What should be an exciting public-private partnership could now be threatened
by stale thinking and old grudges.
The nonprofit Boston
Foundation had anticipated that six or eight forward-looking schools in
Boston might show interest in its recent offer to provide $15,000 planning
grants to faculties willing to become pilot schools. But the funders were
surprised last week when administrators and teachers from 30 schools attended
a bidders conference focusing on transforming existing schools
into pilots, which are designed to encourage better education through
greater autonomy from the teachers union and the central administrative
office. Many union members were also surprised and apparently felt threatened.
Despite a prior agreement by union leadership to remain neutral
on the initiative, members voted Wednesday to instruct teaching faculties
to withhold their applications.
The expansion of
pilot schools in Boston is key to school improvement. The freedom to adjust
academic schedules, school days, school hours, personnel practices, and
educational missions places students where they belong - above union work
rules and administrative requirements. But conversion to pilot status
requires a two-thirds vote of the teaching faculty.
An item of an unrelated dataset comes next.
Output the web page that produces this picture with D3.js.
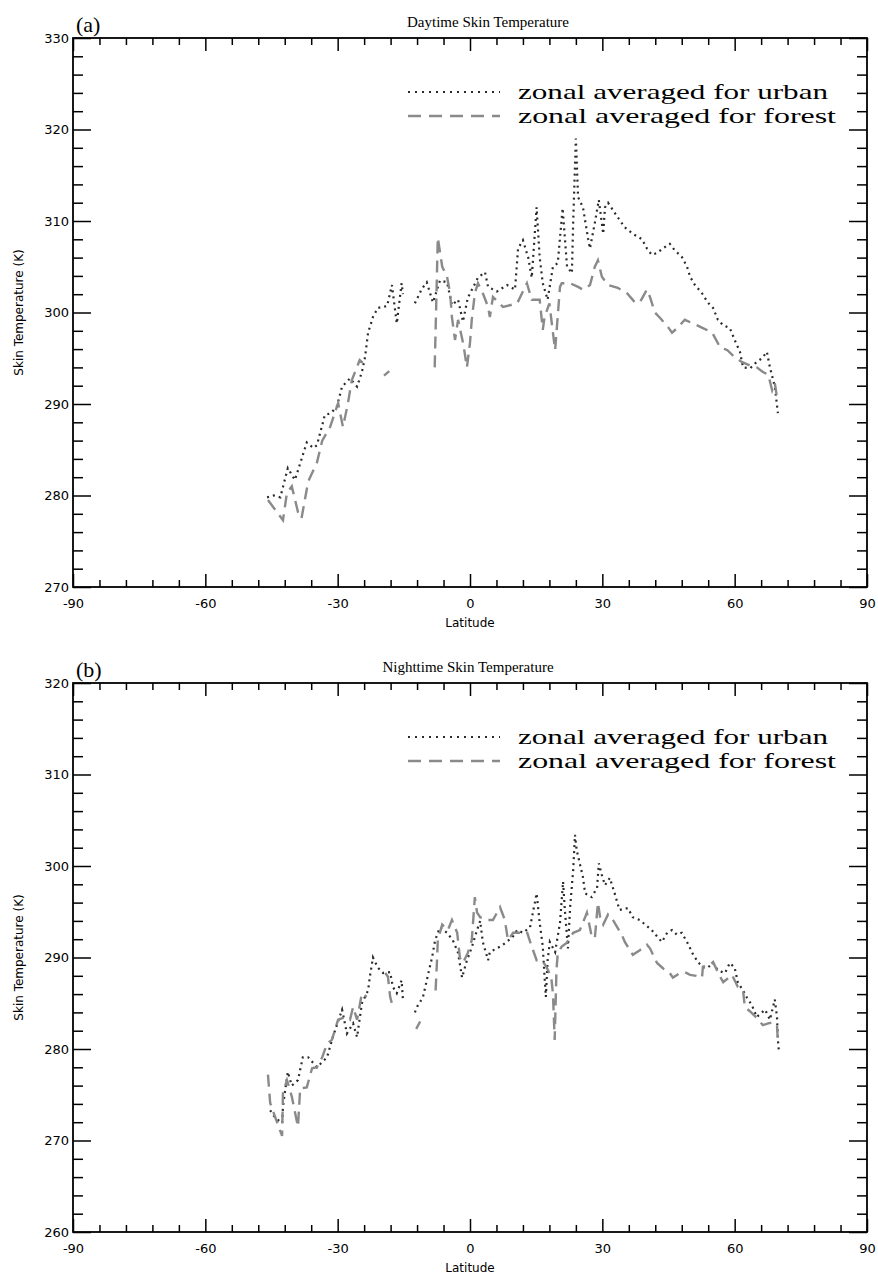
<!DOCTYPE html>
<html>
<head>
<meta charset="utf-8">
<script src="https://cdn.jsdelivr.net/npm/d3@7"></script>
<style>
  body { margin: 0; background: #fff; }
  svg { display: block; }
  .tick text { font-family: "DejaVu Sans", sans-serif; font-size: 13px; fill: #000; }
</style>
</head>
<body>
<svg id="chart" width="878" height="1278"></svg>
<script>
// [latitude, temperature K]; null marks a gap in the zonal series
const dayUrban = [
  [-46,279.8],[-44.5,280],[-43,279.8],[-41.3,283],[-39.7,281.7],[-38.5,283.5],[-37,285.8],[-35.5,285.2],
  [-34.7,285.5],[-32.9,288.8],[-31.5,289],[-30.2,289.7],[-29,291.9],[-27.2,292.8],[-25.6,291.9],[-24.5,293.5],
  [-23.8,295.1],[-23.1,297.8],[-22,299.5],[-20.9,300.5],[-18.8,300.7],[-17.7,303],[-16.6,298.8],[-15.5,303.2],
  [-15.2,302],[-14,null],[-12.5,301],[-10.9,302.6],[-9.8,303.3],[-8.4,301.1],[-6.8,303.5],[-5.2,303.3],
  [-4.1,300.8],[-2.7,301.4],[-1.6,299],[-0.5,301.6],[1.8,303.8],[3.4,304.4],[4.1,302.8],[6.1,302.3],
  [8.4,303],[10.2,302.5],[10.9,307],[12,307.9],[13.2,306],[14,303.8],[15.1,311.5],[15.8,306],
  [16.5,303.2],[17.6,301.4],[18.8,305],[19.9,305.4],[21,311.4],[22,305],[23.1,304.3],[23.4,310],
  [24,319],[24.5,312.6],[25.6,311.5],[26.8,308],[27.2,307],[28.3,309.8],[29.2,312.3],[30.2,308.6],
  [30.6,311.5],[31.3,312],[32.4,311.2],[33.5,310.4],[35.1,309.3],[36.9,308.6],[39,308],[40.1,307],
  [41.2,306.3],[42.4,306.5],[43.7,307],[45.3,307.5],[46.4,306.8],[48,306.1],[49.2,305],[49.9,303.9],
  [51,303],[52.6,302.1],[53.9,301.1],[55.1,300.5],[56.2,299.2],[57.4,298.6],[58.9,298.3],[60,297],
  [61.2,295.7],[61.9,294],[63.5,293.9],[65,294.6],[66.2,295],[67.3,295.7],[68,294],[69.1,291.9],[69.8,289]
];
const dayForest = [
  [-45.8,279.5],[-42.4,277.3],[-41.5,280.3],[-40.4,281],[-39,278.2],[-38.2,277.5],[-36.7,281.5],[-34.7,283.6],
  [-33.5,286],[-31.7,287.5],[-29.9,290.1],[-28.8,287.5],[-27.7,290],[-26.8,292.6],[-25,294.8],[-24.3,294.5],
  [-22,null],[-19.5,293.1],[-18.3,293.6],[-12,null],[-8,294],[-7.7,300],[-7.3,308.2],[-6.3,305],
  [-5.2,303.9],[-4.5,302.1],[-4.1,299.5],[-3.4,297],[-2.7,299.2],[-1.5,296.5],[-0.7,294],[0,296.7],
  [0.4,299.2],[1.1,302.1],[1.8,303.2],[3,302],[4.1,300.6],[4.5,299.5],[5.2,301.7],[7.5,300.6],
  [10.7,301],[12.9,303.2],[14,301.4],[15.8,301.4],[16.5,298.1],[16.9,299.5],[18,301],[18.8,297.8],
  [19.3,295.9],[20.4,302.8],[20.8,303.2],[22.7,303.2],[24.5,302.8],[25.6,302.5],[27.2,303],[28.3,305],
  [29,305.7],[29.9,303.9],[31.3,303],[33.5,302.7],[35.6,302.1],[37.4,301.1],[38.5,301.1],[40.1,302.5],
  [40.8,301.7],[41.9,300],[43.1,299.4],[44.9,298.4],[45.8,297.8],[47.2,298.4],[48.7,299.2],[51.5,298.6],
  [52.8,298.3],[54.9,297.8],[56.7,296.2],[58.3,295.9],[60,295.1],[61.6,294.6],[63.5,294.2],[65,294],
  [66.4,293.5],[67.6,293.2],[68.5,291.5],[69.1,292.3],[69.6,290.7]
];
const nightUrban = [
  [-45.3,273.3],[-44.2,272.5],[-42.6,271.9],[-42.4,273.7],[-41.9,275.5],[-41.3,277.5],[-40.4,276],[-39,276.6],
  [-37.9,279.1],[-36.7,279.1],[-34.7,278],[-32.4,279.1],[-31.1,281.3],[-29,284.3],[-27.9,281.7],[-26.5,282.8],
  [-25.6,281.3],[-24.5,285],[-23.1,286.4],[-22.7,287.9],[-22,290],[-20.9,288.9],[-19.7,288.3],[-18.1,288.4],
  [-17.5,286.8],[-16.6,286.1],[-15.5,287.5],[-15.2,285.4],[-14,null],[-12.5,284],[-11.8,284.8],[-10.7,285.6],
  [-9.8,287.5],[-9.1,289],[-8.6,290],[-7.9,291.9],[-6.8,293.3],[-5.2,292.7],[-3.9,291.9],[-2.7,290.5],
  [-1.8,287.8],[-0.7,289.7],[0.4,291.1],[1.6,293],[2.3,294],[2.9,291.7],[4.1,289.7],[4.5,290.6],
  [6.1,291],[7.5,291.4],[9.6,292.2],[10.7,293],[12,292.7],[13.6,293.3],[14.7,296],[15.1,297],
  [15.8,293.8],[16.5,291.2],[16.9,287.9],[17.2,285.7],[17.6,289.7],[18.1,291.7],[19.3,290.6],[20.4,293.8],
  [21.1,298.3],[21.5,295.2],[22.2,291],[22.7,295.5],[23.4,299.6],[23.8,303.4],[24.2,301.7],[25.6,298.8],
  [26.1,297],[27.6,296.6],[28.8,297.6],[29.2,300.3],[29.9,299],[30.6,297.9],[31.7,298.7],[32.8,297],
  [33.9,295.2],[35.8,295.4],[36.9,294.4],[38.5,294.1],[39.7,293.6],[41.2,293],[42.4,292.3],[43.5,291.7],
  [44.7,292.7],[45.8,293],[46.9,292.5],[48,292.7],[49.2,291.7],[50.6,290.3],[51.7,289.5],[52.8,288.9],
  [53.9,288.9],[55.1,289.4],[56.2,288.6],[57.8,288.3],[58.9,289.4],[60,288.9],[60.7,287.3],[61.9,286.4],
  [62.8,285.6],[63.9,284.8],[65,283.5],[66.9,284.3],[68,283.2],[69.1,285.4],[69.6,283.5],[69.8,281],[70,279.9]
];
const nightForest = [
  [-45.8,277.2],[-45.3,274.1],[-44.5,273],[-42.6,270.5],[-42.4,275.2],[-41.5,276.6],[-40.4,274.8],[-39,271.5],
  [-38.5,275.7],[-37,275.8],[-35.8,277.9],[-34.7,278],[-33.5,279.1],[-32.4,280.6],[-31.3,281],[-29.9,283.2],
  [-28.3,283.5],[-27.2,283.2],[-26.5,284.6],[-25.6,283.2],[-24.5,286.1],[-23.4,285.7],[-21,null],[-19.2,288.3],
  [-18.6,287.9],[-18.1,285.7],[-17.5,284.6],[-14,null],[-12.2,282.2],[-11.3,283],[-10,null],[-7.8,286.4],
  [-7.5,289.4],[-7.3,291.9],[-6.3,293.6],[-5,293],[-4.1,294.1],[-2.9,292.7],[-2.3,290],[-1.6,289.4],
  [-0.5,290.5],[0.4,291.9],[1.1,296.6],[1.6,294.9],[2.3,294.4],[3.9,294.1],[5.2,294.1],[6.8,295.5],
  [7.9,294.1],[8.6,291.9],[9.8,292.7],[11.3,292.7],[12.9,292.8],[14,291.2],[15.1,289.7],[16.3,289.7],
  [17.3,289],[18.4,287.9],[18.8,286.1],[19.2,281],[19.6,288.6],[19.9,290.5],[20.8,291.2],[21.9,291.6],
  [23.4,292.7],[24.9,293],[26.1,294.4],[26.5,294.9],[27.6,292.3],[28.3,292.1],[29,296],[29.5,294.4],
  [30.2,293.6],[31.3,294.7],[32.4,294.1],[34.4,292.5],[35.1,291.7],[36.9,290.3],[38.5,290.8],[40.1,291.4],
  [40.8,291],[42.4,289.4],[43.8,288.8],[45.3,288.3],[46,287.8],[47.3,288.2],[48.7,288.4],[49.9,288.1],
  [51.3,288],[52.6,287.8],[52.8,289],[54.4,289.2],[55.1,289.5],[56.7,287.9],[57.4,287.3],[59.4,288.1],
  [60.7,286.8],[61.9,286.4],[62.3,284.6],[63.5,284.1],[65,283.4],[66.4,282.6],[67.6,282.8],[68.7,282.9],
  [69.6,282.6],[69.8,280.7]
];

const latTicks = [-90, -60, -30, 0, 30, 60, 90];
const dayTicks = [270, 280, 290, 300, 310, 320, 330];
const nightTicks = [260, 270, 280, 290, 300, 310, 320];
const legendLabels = ["zonal averaged for urban", "zonal averaged for forest"];

const svg = d3.select("#chart");
const left = 73, right = 867;

const urbanStyle = { stroke: "#2b2b2b", width: 2.2, dash: "2,4" };
const forestStyle = { stroke: "#8a8a8a", width: 2.4, dash: "12,7" };

function drawPanel(opt) {
  const x = d3.scaleLinear().domain([-90, 90]).range([left, right]);
  const y = d3.scaleLinear().domain(opt.yDomain).range([opt.bottom, opt.top]);
  const g = svg.append("g");
  const yTicks = opt.yTicks;
  const yMinor = d3.range(opt.yDomain[0], opt.yDomain[1] + 0.1, 2).filter(v => !yTicks.includes(v));
  const xMinor = d3.range(-90, 90.1, 6).filter(v => !latTicks.includes(v));
  const plain = d => String(d);

  // axes: labelled left/bottom, mirrored ticks top/right, all pointing inward
  const axes = [
    [d3.axisLeft(y).tickValues(yTicks).tickSize(-18).tickPadding(4).tickFormat(plain), `translate(${left},0)`],
    [d3.axisLeft(y).tickValues(yMinor).tickSize(-10).tickFormat(""), `translate(${left},0)`],
    [d3.axisRight(y).tickValues(yTicks).tickSize(-18).tickFormat(""), `translate(${right},0)`],
    [d3.axisRight(y).tickValues(yMinor).tickSize(-10).tickFormat(""), `translate(${right},0)`],
    [d3.axisBottom(x).tickValues(latTicks).tickSize(-13).tickPadding(12).tickFormat(plain), `translate(0,${opt.bottom})`],
    [d3.axisBottom(x).tickValues(xMinor).tickSize(-7).tickFormat(""), `translate(0,${opt.bottom})`],
    [d3.axisTop(x).tickValues(latTicks).tickSize(-13).tickFormat(""), `translate(0,${opt.top})`],
    [d3.axisTop(x).tickValues(xMinor).tickSize(-7).tickFormat(""), `translate(0,${opt.top})`]
  ];
  axes.forEach(([ax, tr]) => {
    const a = g.append("g").attr("transform", tr).call(ax);
    a.select(".domain").remove();
    a.selectAll(".tick line").attr("stroke", "#000").attr("stroke-width", 1.5);
  });
  g.selectAll(".tick text").attr("fill", "#000");

  g.append("rect")
    .attr("x", left).attr("y", opt.top)
    .attr("width", right - left).attr("height", opt.bottom - opt.top)
    .attr("fill", "none").attr("stroke", "#000").attr("stroke-width", 1.8);

  const line = d3.line()
    .defined(d => d[1] != null)
    .x(d => x(d[0]))
    .y(d => y(d[1]));

  [[opt.urban, urbanStyle], [opt.forest, forestStyle]].forEach(([data, s]) => {
    g.append("path")
      .datum(data)
      .attr("d", line)
      .attr("fill", "none")
      .attr("stroke", s.stroke)
      .attr("stroke-width", s.width)
      .attr("stroke-dasharray", s.dash);
  });

  // legend
  [urbanStyle, forestStyle].forEach((s, i) => {
    const ly = opt.top + 54 + i * 24;
    g.append("line")
      .attr("x1", 408).attr("x2", 500)
      .attr("y1", ly).attr("y2", ly)
      .attr("stroke", s.stroke)
      .attr("stroke-width", s.width)
      .attr("stroke-dasharray", i === 0 ? "2,5" : "13,8");
    g.append("text")
      .attr("x", 518).attr("y", ly + 7)
      .attr("font-family", "Liberation Serif, serif")
      .attr("font-size", 22)
      .attr("textLength", i === 0 ? 310 : 318)
      .attr("lengthAdjust", "spacingAndGlyphs")
      .text(legendLabels[i]);
  });

  // panel letter and title
  g.append("text")
    .attr("x", 76).attr("y", opt.top - 6)
    .attr("font-family", "Liberation Serif, serif")
    .attr("font-size", 22)
    .text(opt.letter);
  g.append("text")
    .attr("x", opt.titleX).attr("y", opt.top - 11)
    .attr("text-anchor", "middle")
    .attr("font-family", "Liberation Serif, serif")
    .attr("font-size", 15)
    .text(opt.title);

  g.append("text")
    .attr("x", (left + right) / 2).attr("y", opt.bottom + 40)
    .attr("text-anchor", "middle")
    .attr("font-family", "DejaVu Sans, sans-serif")
    .attr("font-size", 12)
    .text("Latitude");

  g.append("text")
    .attr("transform", `translate(23,${(opt.top + opt.bottom) / 2}) rotate(-90)`)
    .attr("text-anchor", "middle")
    .attr("font-family", "DejaVu Sans, sans-serif")
    .attr("font-size", 12)
    .text("Skin Temperature (K)");
}

drawPanel({
  top: 38, bottom: 587, yDomain: [270, 330], yTicks: dayTicks,
  urban: dayUrban, forest: dayForest, letter: "(a)",
  title: "Daytime Skin Temperature", titleX: 488
});
drawPanel({
  top: 683, bottom: 1232, yDomain: [260, 320], yTicks: nightTicks,
  urban: nightUrban, forest: nightForest, letter: "(b)",
  title: "Nighttime Skin Temperature", titleX: 468
});
</script>
</body>
</html>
Even without organized
resistance, achieving that super majority is a tough task. And now its
even tougher.
The Boston Foundation
wisely recognizes that the success of the pilot school movement depends
on conversion of existing schools. Funds are scarce for new school buildings.
But the foundations pledge of substantial implementation grants
of up to $100,000, if accepted, could still put existing schools on the
road to greater autonomy and accountability.
Union president Edward
Doherty says his membership resents the short notice of the
foundation offer and pressure from the School Department to
submit proposals by December. He says the union will need a couple
of weeks to digest the foundations proposal and inform the
membership of its ramifications.
The teachers union
recognized the wisdom of pilot schools back in 1994 when it agreed to
their creation as a means both to improve the classrooms and counter growing
public interest in publicly funded, privately operated charter schools.
Eleven pilot schools now operate in the city. The need for more is as
obvious as the roughly 1,600 Boston students in the Class of 2003 who
have yet to pass the state MCAS tests required for graduation.